Algodoneros de Unión Laguna – No. 40
- Pitcher
- Born: October 26, 1998 (age 27) White Plains, New York, U.S.
- Bats: RightThrows: Right

MLB debut
- September 25, 2025, for the Arizona Diamondbacks

MLB statistics (through 2025 season)
- Win–loss record: 0–0
- Earned run average: 0.00
- Strikeouts: 1
- Stats at Baseball Reference

Teams
- Arizona Diamondbacks (2025);

= Austin Pope =

American baseball player (born 1998)

Austin Joseph Pope (born October 26, 1998) is an American professional baseball pitcher for the Algodoneros de Unión Laguna of the Mexican League. He has previously played in Major League Baseball (MLB) for the Arizona Diamondbacks.

==Amateur career==
A native of White Plains, New York, Pope graduated from Tuckahoe High School in Eastchester, New York, in 2016. He attended Fairfield University, where he played college baseball for the Fairfield Stags. In 2018, he played collegiate summer baseball with the Bourne Braves of the Cape Cod Baseball League.

==Professional career==
===Arizona Diamondbacks===
Pope was selected by the Arizona Diamondbacks in the 15th round of the 2019 Major League Baseball draft. Pope split his first professional season between the rookie-level Arizona League Diamondbacks and rookie-level Missoula Osprey. He did not play in a game in 2020 due to the cancellation of the minor league season because of the COVID-19 pandemic.

Pope returned to action in 2021 with the Single-A Visalia Rawhide and High-A Hillsboro Hops. In 26 appearances (15 starts) split between the two affiliates, he struggled to a 1-10 record and 7.50 ERA with 102 strikeouts and one save across 90 innings pitched. Pope split the 2022 campaign between the rookie-level Arizona Complex League Diamondbacks, Hillsboro, and the Double-A Amarillo Sod Poodles, accumulating a 4-2 record and 6.18 ERA with 47 strikeouts and three saves across 43 2/3 innings pitched.

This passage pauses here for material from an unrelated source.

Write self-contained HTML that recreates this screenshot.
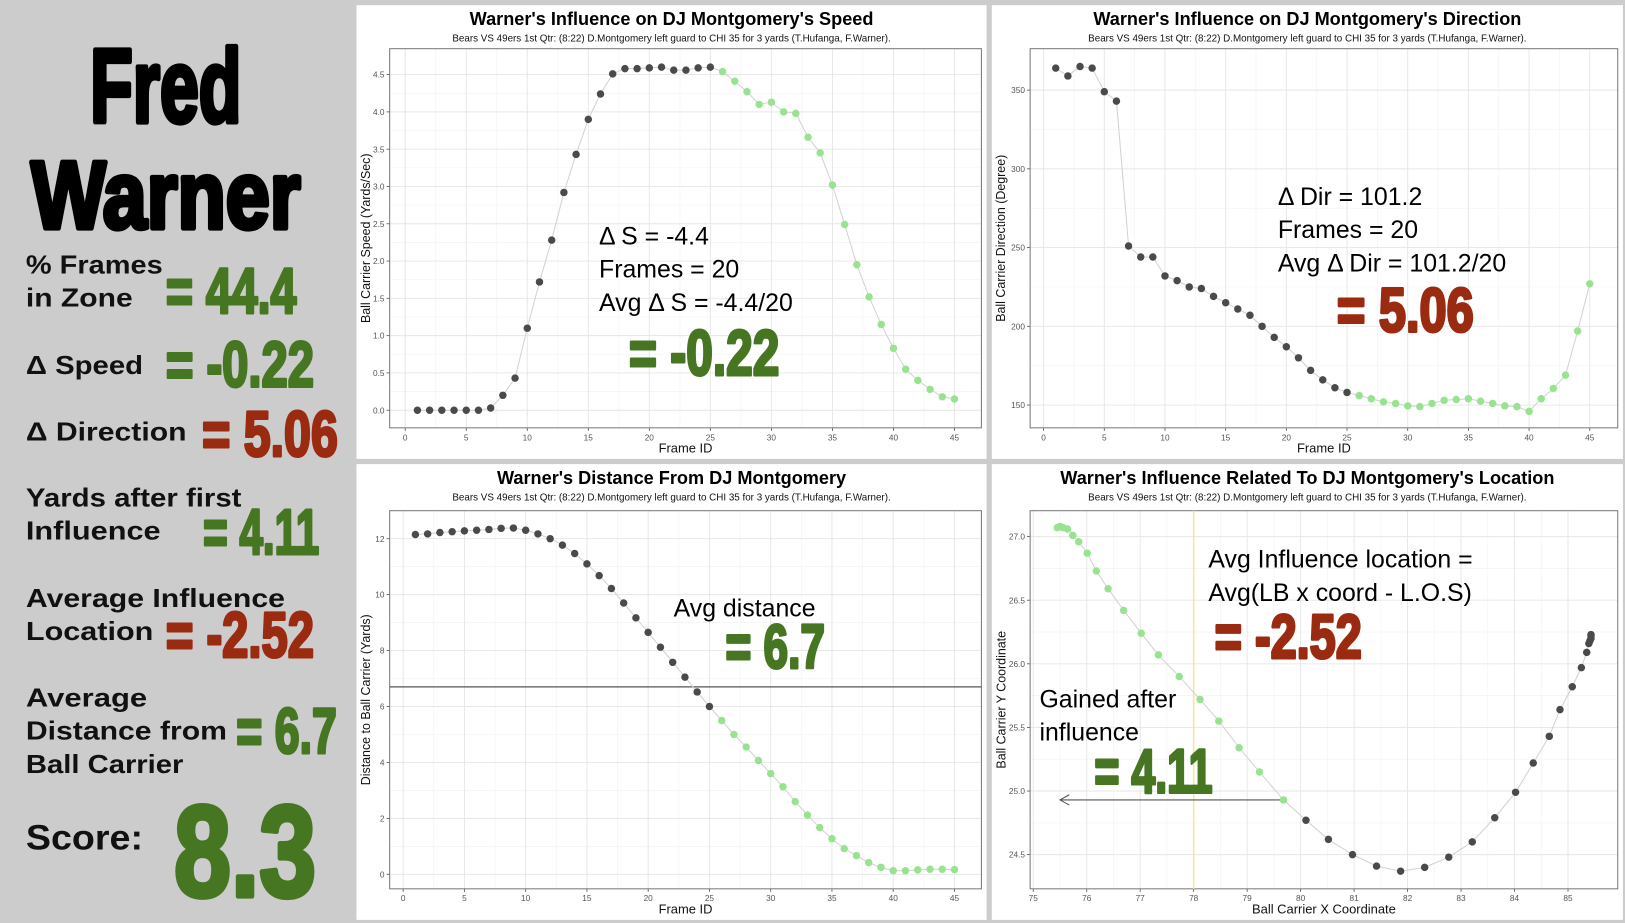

In 2023, Pope made 48 appearances out of the bullpen split between Amarillo and the Triple-A Reno Aces, for whom he logged a cumulative 6-0 record and 3.64 ERA with 84 strikeouts and four saves across 66 2/3 innings of work. He returned to Reno for the 2024 campaign, registering a 6-5 record and 5.72 ERA with 70 strikeouts and one save across 56 2/3 innings pitched.

Pope began the 2025 season with Reno, and also made six appearances for the ACL Diamondbacks; in 25 outings for Reno, he posted a 0-3 record and 4.60 ERA with 34 strikeouts across 29 1/3 innings of work. On September 21, 2025, Pope was selected to the 40-man roster and promoted to the major leagues for the first time. He made his MLB debut four days later against the Los Angeles Dodgers, throwing one strikeout over two scoreless innings in an 0–8 loss. Pope was sent down to the ACL Diamondbacks the following day. On November 6, Pope was removed from the 40-man roster and sent outright to Reno. He elected free agency the same day.

===Atlanta Braves===
On November 30, 2025, Pope signed a minor league contract with the Atlanta Braves. He made nine appearances (including one start) for the Triple-A Gwinnett Stripers, accumulating a 1-0 record and 7.50 ERA with five strikeouts and one save over 12 innings of work. On May 4, 2026, Pope was released by the Braves organization.

===Algodoneros de Unión Laguna===
On May 19, 2026, Pope signed with the Algodoneros de Unión Laguna of the Mexican League.